Shedding some light on the situation, bullion coin dealer Roy Friedman was quoted by Reuters as stating: “Many investors who have been in the market are taking a break right now, looking for other investment opportunities, waiting for a lower level to get back in, or waiting for some type of economic or political market event."

Friedman's assessment of the current investor psychology in the gold market covers the three main explanations behind gold's lagging performance. His first reason, namely that investors are looking for other opportunities, has already been addressed here. This only explains gold's relative weakness in part, however, since gold was able to rally for many years along with stocks and other commodities without giving ground to its competition. Only since last summer has gold's performance faltered relative to stocks.

Now what about Friedman's second explanation, viz. that investors are waiting for a lower level before buying back in? Of the three explanations he provides, this one makes the least amount of sense. It is an established principle of investor behavior that most retail investors—and this includes most hedge fund traders—are only drawn to a market already in the process of moving higher. The savvy investors who buy at bottoms are in the extreme minority. Most participants require rising prices to attract their interest.

Indeed, gold is already technically "oversold" on a longer-term basis as we've discussed in recent commentaries. The 10-month price oscillator for gold has registered its most sold out reading for gold in 10 years (see chart below). While this is an important consideration for serious longer-term investors, it hasn't done anything to attract the "hot money" crowd.

Droke Gold Oscillator

It's evident that of the three factors listed by Friedman, the last one—that investors are "waiting for some type of economic or political market event"—is closest to the truth of the matter. Whether that market event is catalyzed by yet another crisis in Europe or the announcement of a major monetary stimulus program by the U.S. or European central bank is immaterial. The market (and by market I mean the typical retail investor and momentum trader) is waiting for gold to respond to an extra-market headline event. And it's doubtful that gold will be shaken out of its torpor until this event occurs.

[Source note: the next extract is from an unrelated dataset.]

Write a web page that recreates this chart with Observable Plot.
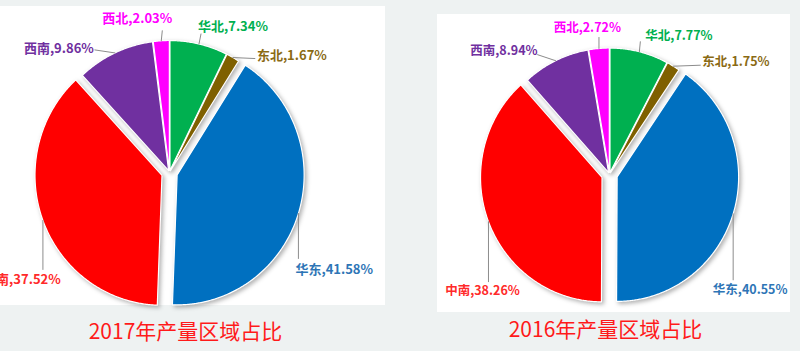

There are two major components of the gold price. The first one is monetary, the second is emotional. Both have served as powerful catalysts to a gold rally in the recent past. The monetary component is obvious to most observers in that a sizable increase in monetary liquidity tends to increase the gold price. The emotional component is mainly driven by fear – whether fear of a dollar collapse or some other market-related or political fear. Right now the fear element is muted since investors are too busy chasing high-yielding stocks to worry about impending economic collapse. The dollar has actually strengthened in the past year (see chart below), which gives investors even less reason to pile into gold. Until investors are given a serious reason for concern, they are likely to continue ignoring gold.

Droke dollar chart

Gold's best opportunity for a turnaround might not occur until later this year after the vaunted 4-year "presidential cycle" peaks. You'll recall the last time gold launched a new bull market from a major decline was after the previous 4-year cycle peak in late 2008. After this year's cycle peak in October, and especially after the U.S. presidential election, the economic "hat tricks" that have kept the U.S. economy buoyant this year will likely come to an end.

With the election behind, there will be no further need for artificial stimulants to keep things looking good on the surface. The period following the 4-year cycle peak and the entry of the final "hard down" phase of the Kress long-term yearly cycles in 2013-2014 should represent the ideal time for gold to regain its luster.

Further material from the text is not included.